Ali tak menghiraukanku yang melihat-lihat rak bukunya, dia selalu begitu saat tenggelam dengan bacaannya. Satu-satunya waktu dia menjadi manusia waras. Mataku menangkap buku bersampul hitam di deretan serial novel Harry Potter.
Sebuah buku bersampul hitam dengan gambar bulan purnama keemasan berjudul Buku Kehidupan Ali. Perlahan sudut bibirku tertarik ke atas. Kulirik Ali masih sibuk, ia tak akan sadar jika diam-diam ku ambil buku ini. Itu adalah buku catatan pribadi Ali. Maafkan aku Ali, tak seharusya kulakukan, tetapi aku terlampau penasaran, aku janji tak akan membocorkan isinya kepada siapapun. Kataku dalam hati.
***
Aku sungguh tak habis pikir dengan isi buku itu. Kali ini aku sungguhan gila dibuatnya. Aku jadi teringat saat dia meminjamkan novel Sunset Bersama Rosie kepadaku. Dia berkata “Kau harus belajar dari Rosie Fa. Perhatikan perasaan orang-orang dekatmu, kau harus bisa membedakannya”. Kala itu aku tak terlalu memikirkan kalimatnya karena dia selalu bercanda.

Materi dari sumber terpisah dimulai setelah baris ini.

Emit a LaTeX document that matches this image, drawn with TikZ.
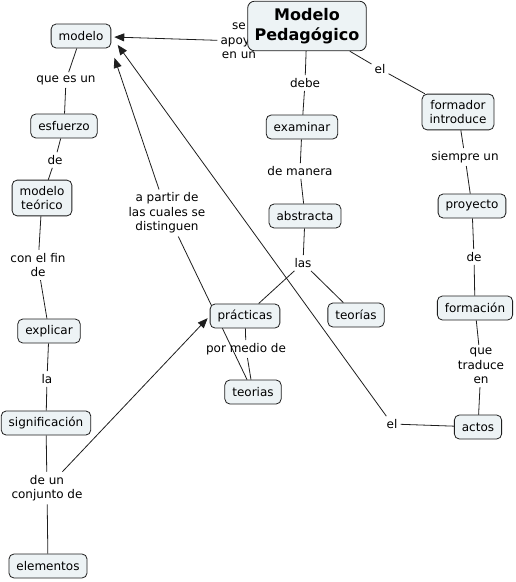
\documentclass[tikz,border=0pt]{standalone}
\usepackage{fontspec}
\setmainfont{DejaVu Sans}
\usetikzlibrary{arrows.meta,backgrounds}
\definecolor{cfill}{RGB}{237,243,245}
\definecolor{cline}{RGB}{30,30,30}
\begin{document}
\begin{tikzpicture}[x=1pt,y=-1pt,
 concept/.style={draw=cline, fill=cfill, rounded corners=5pt, line width=0.8pt, inner xsep=7.5pt, inner ysep=6pt, minimum height=24pt, align=center, font=\fontsize{12}{14.5}\selectfont},
 titlebox/.style={concept, font=\bfseries\fontsize{16}{20}\selectfont, inner xsep=7pt, inner ysep=7pt, rounded corners=7pt},
 lab/.style={inner sep=3pt, align=center, font=\fontsize{12}{14.5}\selectfont},
 link/.style={draw=cline, line width=0.8pt},
 arr/.style={link, -{Triangle[length=10pt,width=8pt]}}]
\useasboundingbox (0,0) rectangle (515,582);
% link labels
\node[lab] (l1) at (239,41) {se\\apoya\\en un};
\node[lab] (l2) at (66,80) {que es un};
\node[lab] (l3) at (55,160) {de};
\node[lab] (l4) at (38,265) {con el fin\\de};
\node[lab] (l5) at (47,379) {la};
\node[lab] (l6) at (47,488) {de un\\conjunto de};
\node[lab] (l7) at (167,213) {a partir de\\las cuales se\\distinguen};
\node[lab] (l8) at (305,83) {debe};
\node[lab] (l9) at (300,171) {de manera};
\node[lab] (l10) at (303,263) {las};
\node[lab] (l11) at (380,69) {el};
\node[lab] (l12) at (465,157) {siempre un};
\node[lab] (l13) at (474,257) {de};
\node[lab] (l14) at (481,366) {que\\traduce\\en};
\node[lab] (l15) at (246,349) {por medio de};
\node[lab] (l16) at (392,424) {el};
% concepts
\node[titlebox] (mp) at (307,26) {Modelo\\Pedagógico};
\node[concept] (modelo) at (81,36) {modelo};
\node[concept] (esfuerzo) at (64,126) {esfuerzo};
\node[concept] (mteo) at (42,198) {modelo\\teórico};
\node[concept] (explicar) at (49,331) {explicar};
\node[concept] (signif) at (46,423) {significación};
\node[concept] (elementos) at (48,566) {elementos};
\node[concept] (examinar) at (302,127) {examinar};
\node[concept] (abstracta) at (305,216) {abstracta};
\node[concept] (formador) at (458,112) {formador\\introduce};
\node[concept] (proyecto) at (472,206) {proyecto};
\node[concept] (formacion) at (475,308) {formación};
\node[concept] (actos) at (478,427) {actos};
\node[concept] (practicas) at (245,316) {prácticas};
\node[concept] (teorias1) at (356,315) {teorías};
\node[concept] (teorias2) at (253,392) {teorias};
% connectors
\begin{pgfonlayer}{background}
\draw[arr, shorten >=3pt] (l1) -- (modelo);
\draw[link] (modelo) -- (l2);
\draw[link] (l2) -- (esfuerzo);
\draw[link] (esfuerzo) -- (l3);
\draw[link] (l3) -- (mteo);
\draw[link] (mteo) -- (l4);
\draw[link] (l4) -- (explicar);
\draw[link] (explicar) -- (l5);
\draw[link] (l5) -- (signif);
\draw[link] (signif) -- (l6);
\draw[link] (l6) -- (elementos);
\draw[arr, shorten >=3pt] (l6) -- (practicas.west);
\draw[link] (teorias2) -- (l7);
\draw[arr, shorten >=10pt] (l7) -- (modelo.south east);
\draw[link] (mp) -- (l8);
\draw[link] (l8) -- (examinar);
\draw[link] (examinar) -- (l9);
\draw[link] (l9) -- (abstracta);
\draw[link] (abstracta) -- (l10);
\draw[link] (l10) -- (practicas);
\draw[link] (l10) -- (teorias1);
\draw[link] (mp) -- (l11);
\draw[link] (l11) -- (formador);
\draw[link] (formador) -- (l12);
\draw[link] (l12) -- (proyecto);
\draw[link] (proyecto) -- (l13);
\draw[link] (l13) -- (formacion);
\draw[link] (formacion) -- (l14);
\draw[link] (l14) -- (actos);
\draw[link] (actos) -- (l16);
\draw[arr, shorten >=11pt] (l16) -- (modelo.east);
\draw[link] (practicas) -- (l15);
\draw[link] (l15) -- (teorias2);
\end{pgfonlayer}
\end{tikzpicture}
\end{document}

“Kau..... membacanya?”. Dia terbata. Wajahnya merah padam. Aku tak mengenali ekspresinya saat ini. Marah, malu, atau salah tingkah?. Aku sedikit takut dan merasa bersalah saat melihatnya, sama sekali tak menduga ekspresinya akan seserius itu. Kupikir aku juga bisa mengatakan perasaanku yang sebenarnya saat mengembalikan buku ini.
Dia menghela nafas dalam, mengendalikan suaranya yang tetap saja terdengar bergetar.
“Tak perlu dibahas, dan jangan tanya apapun”. Katanya datar, merebut dengan kasar buku catatannya dariku.
Kemudian dia mengambilkan novel Hujan dari rak novel fiksinya, menyerahkannya padaku.
“Baca saja novel ini”. Dia pergi begitu saja, meninggalkanku yang masih bingung dengan situasi ini.
Seminggu setelahnya dia sama sekali tak menggangguku. Tak mengajakku bicara. Bahkan sengaja menghindariku. Entah sampai kapan dia akan begitu kalau aku tak mulai bicara padanya.
Dia baru mau mendengarku saat aku berhasil memitingnya, mengunci posisinya agar dia tak bisa lari menghindar.
“Cukup Ali. Kenapa kau harus semalu itu. Kau bahkan tak malu saat dulu tiba-tiba menyerangku. Aku tak akan membahasnya kalau kau tak nyaman dengan itu”.
Ali perlahan menatapku saat aku melepaskannya. Sungguh, jika ini situasi normal aku akan terpingkal melihat ekspresi lucunya. Dia mengusap belakang kepalanya_gestur khasnya saat salah tingkah.
Aku menempeleng kepalanya agar dia sadar.
“Jangan pasang ekspresi seperti itu lagi. Benar-benar tak cocok untukmu”.
Sore itu kami tertawa bersama dengan wajah dan tubuh penuh debu sisa perkelahian. Kami bukan lagi anak kecil usia 9 tahun. Meski begitu kami sama-sama paham, saat ini bukan waktu yang tepat untuk serius soal perasaan.